Publication: The Day
The War of 1812 arguably could be described as a confrontation that changed nothing in terms of boundaries between Great Britain and the United States. But the war fought on the high seas is considered by some to be the United States' second War of Independence.
"The rule that came out of the War of 1812 was 'Don't mess with America,'" said James Tertius De Kay, who wrote "The Battle of Stonington. "The war made it very clear that Britain no longer looked at America as a colony.''
To commemorate the 200th anniversary of the war, locals are taking a closer look at how the battles affected the region - from blockades that shut down commerce on the Connecticut shore to the changes that were forced upon Fishers Island.
"Fishers Island was used as a watering spot; the British dug wells for water for their fleet; they used it for a burial ground; spies and prisoners under British control were dropped off there," said Pierce Rafferty, director of the Henry L. Ferguson Museum on Fishers Island. "Fishers Island went into agricultural decay."
De Kay and Ferguson participated in a panel discussion held last week at the Lyman Allyn Museum, which will open an exhibit July 6 about the bicentennial of the war.
"The Rockets' Red Glare: The War of 1812 in Connecticut," is a collaboration with the Ferguson Museum, Stonington and New London County historical societies, the New London Maritime Society, Mystic Seaport and Lyman Allyn. Artifacts from all five organizations, as well as items from private collections will be on display. It will include the 16-stripe American flag that flew over the defenders of Stonington who kept the British at bay during a four-day battle in 1814.

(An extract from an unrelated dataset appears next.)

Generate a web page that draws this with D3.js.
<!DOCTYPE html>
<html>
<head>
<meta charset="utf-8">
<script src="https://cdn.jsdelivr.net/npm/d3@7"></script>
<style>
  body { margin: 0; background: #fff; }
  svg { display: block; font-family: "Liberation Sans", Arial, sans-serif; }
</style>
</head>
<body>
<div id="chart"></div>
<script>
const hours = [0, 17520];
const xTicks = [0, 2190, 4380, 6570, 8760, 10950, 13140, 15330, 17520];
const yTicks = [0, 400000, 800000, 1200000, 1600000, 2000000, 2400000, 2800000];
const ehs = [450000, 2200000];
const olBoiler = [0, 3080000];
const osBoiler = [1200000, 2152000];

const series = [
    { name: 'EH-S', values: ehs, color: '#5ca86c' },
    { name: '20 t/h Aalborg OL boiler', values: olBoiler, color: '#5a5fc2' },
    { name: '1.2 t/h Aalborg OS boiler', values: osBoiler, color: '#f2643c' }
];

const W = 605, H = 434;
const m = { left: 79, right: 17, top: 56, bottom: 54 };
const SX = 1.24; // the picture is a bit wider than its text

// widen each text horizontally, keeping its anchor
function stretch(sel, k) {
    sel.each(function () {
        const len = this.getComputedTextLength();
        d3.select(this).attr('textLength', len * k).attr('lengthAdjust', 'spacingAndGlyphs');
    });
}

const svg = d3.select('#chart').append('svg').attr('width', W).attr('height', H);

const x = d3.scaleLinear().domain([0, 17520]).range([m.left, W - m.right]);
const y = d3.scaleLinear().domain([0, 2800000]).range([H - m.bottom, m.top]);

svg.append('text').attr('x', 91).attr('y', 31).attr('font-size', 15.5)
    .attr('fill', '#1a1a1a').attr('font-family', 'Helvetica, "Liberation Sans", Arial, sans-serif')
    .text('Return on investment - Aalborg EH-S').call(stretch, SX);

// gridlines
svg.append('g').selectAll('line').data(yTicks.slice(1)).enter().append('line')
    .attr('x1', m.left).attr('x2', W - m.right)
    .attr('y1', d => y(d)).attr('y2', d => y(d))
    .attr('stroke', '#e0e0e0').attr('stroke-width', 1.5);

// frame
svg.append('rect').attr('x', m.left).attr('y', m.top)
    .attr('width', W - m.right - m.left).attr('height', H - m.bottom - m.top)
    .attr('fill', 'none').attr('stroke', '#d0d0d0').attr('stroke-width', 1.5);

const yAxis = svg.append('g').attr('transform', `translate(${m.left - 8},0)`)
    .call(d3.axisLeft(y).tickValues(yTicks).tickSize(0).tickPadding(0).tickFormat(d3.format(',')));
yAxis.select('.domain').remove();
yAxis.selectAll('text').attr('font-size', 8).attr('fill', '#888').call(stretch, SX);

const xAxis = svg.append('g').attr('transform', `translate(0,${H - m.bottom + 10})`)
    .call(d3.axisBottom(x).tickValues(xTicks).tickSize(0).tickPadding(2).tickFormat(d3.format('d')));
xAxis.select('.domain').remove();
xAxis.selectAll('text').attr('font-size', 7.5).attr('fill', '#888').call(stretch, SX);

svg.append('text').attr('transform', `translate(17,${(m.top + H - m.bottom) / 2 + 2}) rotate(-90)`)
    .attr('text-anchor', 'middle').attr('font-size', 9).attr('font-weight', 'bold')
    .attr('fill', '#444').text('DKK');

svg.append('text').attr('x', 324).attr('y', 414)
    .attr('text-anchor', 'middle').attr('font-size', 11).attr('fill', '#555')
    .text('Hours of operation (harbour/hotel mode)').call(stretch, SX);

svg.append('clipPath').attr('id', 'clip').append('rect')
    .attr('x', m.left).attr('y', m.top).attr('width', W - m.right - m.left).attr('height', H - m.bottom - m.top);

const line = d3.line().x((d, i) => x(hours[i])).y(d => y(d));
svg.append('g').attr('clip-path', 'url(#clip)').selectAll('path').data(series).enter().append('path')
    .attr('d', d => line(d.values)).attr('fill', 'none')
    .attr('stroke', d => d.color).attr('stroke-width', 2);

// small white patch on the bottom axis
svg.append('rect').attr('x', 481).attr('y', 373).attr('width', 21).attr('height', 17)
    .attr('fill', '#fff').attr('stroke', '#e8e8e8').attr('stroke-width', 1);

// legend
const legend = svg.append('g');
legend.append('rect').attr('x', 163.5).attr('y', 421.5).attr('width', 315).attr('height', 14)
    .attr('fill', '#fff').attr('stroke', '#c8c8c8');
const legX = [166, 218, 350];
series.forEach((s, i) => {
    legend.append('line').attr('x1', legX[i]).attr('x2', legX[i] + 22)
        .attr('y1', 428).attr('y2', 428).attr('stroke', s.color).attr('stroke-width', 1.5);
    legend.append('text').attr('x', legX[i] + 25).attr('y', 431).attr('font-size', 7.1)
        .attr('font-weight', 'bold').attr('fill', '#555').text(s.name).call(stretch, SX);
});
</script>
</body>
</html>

As a precursor to the exhibit, the museum held the panel discussion, which also included Fred Calabretta, curator of collections and oral history at Mystic Seaport; Helen Rozwadowski, coordinator of maritime studies at the Avery Point campus of the University of Connecticut; and Ben Wilkinson, a junior at Fishers Island School, who is a sailing expert.
"Maps of the Region from 1600s to the 1800s," an exhibit of reproductions of early Dutch, English and American maps of Long Island Sound and the region, is also on display in the Glassenberg Gallery through April 5.

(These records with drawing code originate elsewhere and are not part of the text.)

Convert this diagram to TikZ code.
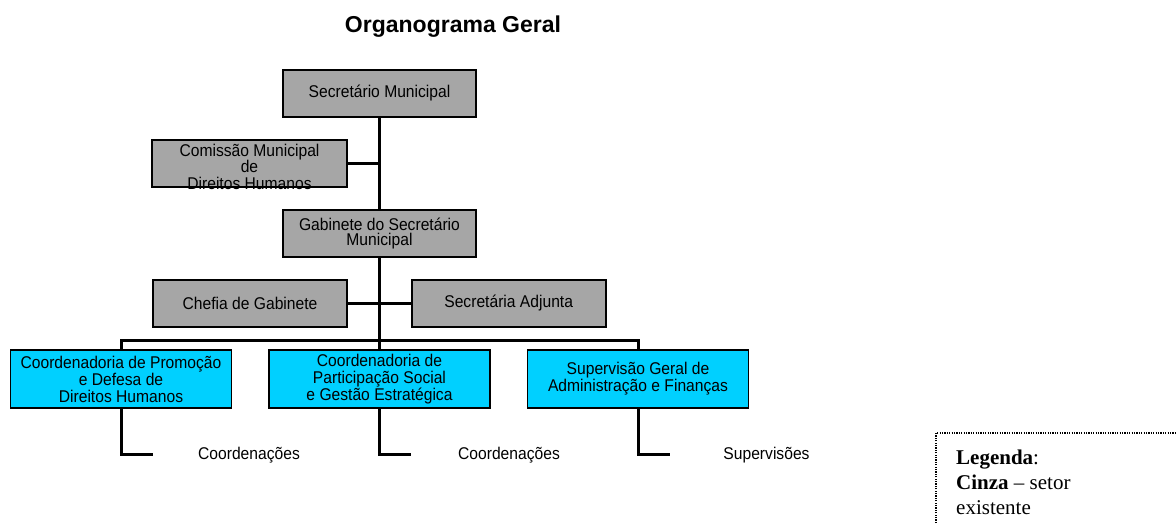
\documentclass[tikz,border=0pt]{standalone}
\usepackage{fontspec}
\setmainfont{Liberation Sans}[FakeStretch=0.92]
\newfontfamily\titlefont{Liberation Sans}
\newfontfamily\legendfont{Liberation Serif}
\definecolor{boxgray}{RGB}{166,166,166}
\definecolor{boxcyan}{RGB}{0,208,255}
\begin{document}
\begin{tikzpicture}[x=1pt,y=-1pt,
  every node/.style={inner sep=0pt, font=\fontsize{17}{16.5}\selectfont},
  orgbox/.style={draw=black, line width=1.8pt, minimum width=193pt, minimum height=47pt, align=center},
  graybox/.style={orgbox, fill=boxgray},
  cyanbox/.style={orgbox, fill=boxcyan, minimum width=221pt, minimum height=58pt},
  link/.style={line width=3pt},
  legendtext/.style={anchor=base west, font=\legendfont\fontsize{21}{25}\selectfont}
]
\useasboundingbox (0,0) rectangle (1176,524);

\node[font=\titlefont\bfseries\fontsize{23}{26}\selectfont] (title) at (453,27) {Organograma Geral};

% boxes
\node[graybox, font=\fontsize{17}{16.5}\selectfont] (sec) at (379.5,93.5) {Secretário Municipal};
\node[graybox, minimum width=195pt] (com) at (249.5,163.5) {};
\node[align=center, font=\fontsize{17}{16.5}\selectfont] (comtext) at (249.5,166.5) {Comissão Municipal\\de\\Direitos Humanos};
\node[graybox, font=\fontsize{17}{15.5}\selectfont] (gab) at (379.5,233.5) {Gabinete do Secretário\\Municipal};
\node[graybox, minimum width=194pt] (chef) at (250,303.5) {Chefia de Gabinete};
\node[graybox, minimum width=194pt] (adj) at (508.7,303.5) {Secretária Adjunta};

\node[cyanbox, font=\fontsize{17}{17}\selectfont] (c1) at (121,379) {Coordenadoria de Promoção\\e Defesa de\\Direitos Humanos};
\node[cyanbox, font=\fontsize{17}{17}\selectfont] (c2) at (379.5,379) {Coordenadoria de\\Participação Social\\e Gestão Estratégica};
\node[cyanbox, font=\fontsize{17}{15.6}\selectfont] (c3) at (638,379) {Supervisão Geral de\\Administração e Finanças};

% connectors
\draw[link] (sec.south) -- (gab.north);
\draw[link] (com.east) -- (com.east -| sec.south);
\draw[link] (chef.east) -- (adj.west);
\draw[link] (gab.south) -- (c2.north);
\coordinate (bus) at (379.5,340);
\draw[link] (c1.north) -- (c1.north |- bus) -- (c3.north |- bus) -- (c3.north);

\coordinate (e1) at (153,454);
\coordinate (e2) at (411.4,454);
\coordinate (e3) at (670,454);
\draw[link] (c1.south) -- (c1.south |- e1) -- (e1);
\draw[link] (c2.south) -- (c2.south |- e2) -- (e2);
\draw[link] (c3.south) -- (c3.south |- e3) -- (e3);

\node (t1) at (249,455) {Coordenações};
\node (t2) at (509,455) {Coordenações};
\node (t3) at (766.5,455) {Supervisões};

% legend
\begin{scope}
\clip (0,0) rectangle (1176,524);
\draw[line width=1.2pt, dash pattern=on 1.2pt off 1.2pt] (936,535) -- (936,433) -- (1190,433);
\end{scope}
\node[legendtext] (leg1) at (956,464) {\textbf{Legenda}:};
\node[legendtext] (leg2) at (956,489) {\textbf{Cinza} – setor};
\node[legendtext] (leg3) at (956,514) {existente};
\end{tikzpicture}
\end{document}
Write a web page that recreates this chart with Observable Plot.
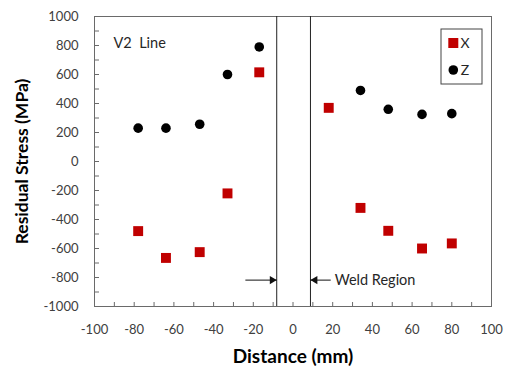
<!DOCTYPE html>
<html><head><meta charset="utf-8">
<script src="https://cdn.jsdelivr.net/npm/d3@7"></script>
<script src="https://cdn.jsdelivr.net/npm/@observablehq/plot@0.6"></script>
<style>
body{margin:0;background:#fff;}
#chart{position:relative;width:510px;height:374px;}
#chart svg{font-family:Lato,"Open Sans",sans-serif;}
</style>
</head><body><div id="chart"></div>
<script>
// Data
const xPositions = [-78, -64, -47, -33, -17, 18, 34, 48, 65, 80];
const stressX    = [-480, -665, -625, -220, 615, 370, -320, -478, -600, -565];
const zPositions = [-78, -64, -47, -33, -17, 34, 48, 65, 80];
const stressZ    = [230, 230, 257, 600, 790, 490, 360, 325, 330];
const xTicks = [-100, -80, -60, -40, -20, 0, 20, 40, 60, 80, 100];
const xMinorTicks = d3.range(-100, 101, 10);
const yTicks = [-1000, -800, -600, -400, -200, 0, 200, 400, 600, 800, 1000];
const yMinorTicks = d3.range(-1000, 1001, 100);
const weldBounds = [-8.2, 8.8];
const arrowY = -818;
const arrowTails = [-24, 19];
const seriesNames = ["X", "Z"];
const seriesColors = ["#C00000", "#000000"];

const W = 510, H = 374, mL = 94, mR = 19, mT = 16, mB = 68;
const frameW = W - mL - mR, frameH = H - mT - mB;

const dataX = xPositions.map((x, i) => ({x, y: stressX[i]}));
const dataZ = zPositions.map((x, i) => ({x, y: stressZ[i]}));
const arrowsL = [{x1: arrowTails[0], x2: weldBounds[0], y: arrowY}];
const arrowsR = [{x1: arrowTails[1], x2: weldBounds[1], y: arrowY}];
const fmt = d => String(d);

const plot = Plot.plot({
  width: W, height: H,
  marginLeft: mL, marginRight: mR, marginTop: mT, marginBottom: mB,
  style: {fontFamily: "Lato, 'Open Sans', sans-serif", background: "#fff"},
  x: {domain: [-100, 100]},
  y: {domain: [-1000, 1000]},
  marks: [
    Plot.frame({stroke: "#6a6a6a"}),
    // inward tick marks
    Plot.tickX(xMinorTicks, {x: d => d, insetTop: frameH - 4, stroke: "#6a6a6a"}),
    Plot.tickY(yMinorTicks, {y: d => d, insetRight: frameW - 5, stroke: "#6a6a6a"}),
    Plot.axisX(xTicks, {tickSize: 0, tickPadding: 18, fontSize: 13, fill: "#404040", tickFormat: fmt, label: null}),
    Plot.axisY(yTicks, {tickSize: 0, tickPadding: 16, fontSize: 13, fill: "#404040", tickFormat: fmt, label: null}),
    Plot.ruleX(weldBounds, {stroke: "#222", strokeWidth: 1}),
    Plot.link(arrowsL.concat(arrowsR), {x1: "x1", x2: "x2", y1: "y", y2: "y", stroke: "#111", strokeWidth: 1}),
    Plot.dot(arrowsL, {x: "x2", y: "y", symbol: "triangle", r: 3, fill: "#111", rotate: 90, dx: -4.6}),
    Plot.dot(arrowsR, {x: "x2", y: "y", symbol: "triangle", r: 3, fill: "#111", rotate: -90, dx: 4.6}),
    Plot.text(["Weld Region"], {x: arrowTails[1], y: arrowY, text: d => d, textAnchor: "start", dx: 4, fontSize: 14.5, fill: "#262626"}),
    Plot.text(["V2  Line"], {frameAnchor: "top-left", dx: 19, dy: 21, text: d => d, textAnchor: "start", fontSize: 14.5, fill: "#262626"}),
    Plot.dot(dataZ, {x: "x", y: "y", r: 4.8, fill: seriesColors[1], symbol: "circle"}),
    Plot.dot(dataX, {x: "x", y: "y", r: 5.6, fill: seriesColors[0], symbol: "square"}),
    Plot.text(["Distance (mm)"], {frameAnchor: "bottom", dy: 56, text: d => d, textAnchor: "middle", fontSize: 19, fontWeight: "bold", fill: "#000"}),
    Plot.text(["Residual Stress (MPa)"], {frameAnchor: "left", dx: -72, rotate: -90, text: d => d, textAnchor: "middle", fontSize: 17.5, fontWeight: "bold", fill: "#000"})
  ]
});
document.getElementById("chart").appendChild(plot);

// Legend drawn inside the plot frame (top-right)
const svg = d3.select(plot);
const lg = svg.append("g").attr("transform", `translate(${W - mR - 50},${mT + 13})`);
lg.append("rect").attr("x", 0).attr("y", 0).attr("width", 41).attr("height", 55)
  .attr("fill", "#fff").attr("stroke", "#444").attr("stroke-width", 1);
const sq = 10;
lg.append("rect").attr("x", 12.3 - sq/2).attr("y", 14 - sq/2).attr("width", sq).attr("height", sq).attr("fill", seriesColors[0]);
lg.append("circle").attr("cx", 12.3).attr("cy", 41).attr("r", 4.8).attr("fill", seriesColors[1]);
seriesNames.forEach((n, i) => {
  lg.append("text").attr("x", 24).attr("y", 14 + i * 27).attr("dy", "0.35em")
    .attr("font-size", 14).attr("fill", "#262626").text(n);
});
</script>
</body></html>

Last week the museum hosted a group of students from Fishers Island School, who presented "Encountering the War of 1812; View from the Classroom." The program included a 60-second history of the War of 1812; and a talk radio show based on materials from the Ferguson museum from 1804 to 1814.
The students will return to the Lyman Allyn in the next school year to view the full exhibit, said Mollie Clarke, director of education at Lyman Allyn.
"I think this was fabulous,'' she said of the collaboration with the museum and the school. "We brought in a new audience and they'll be back in the fall."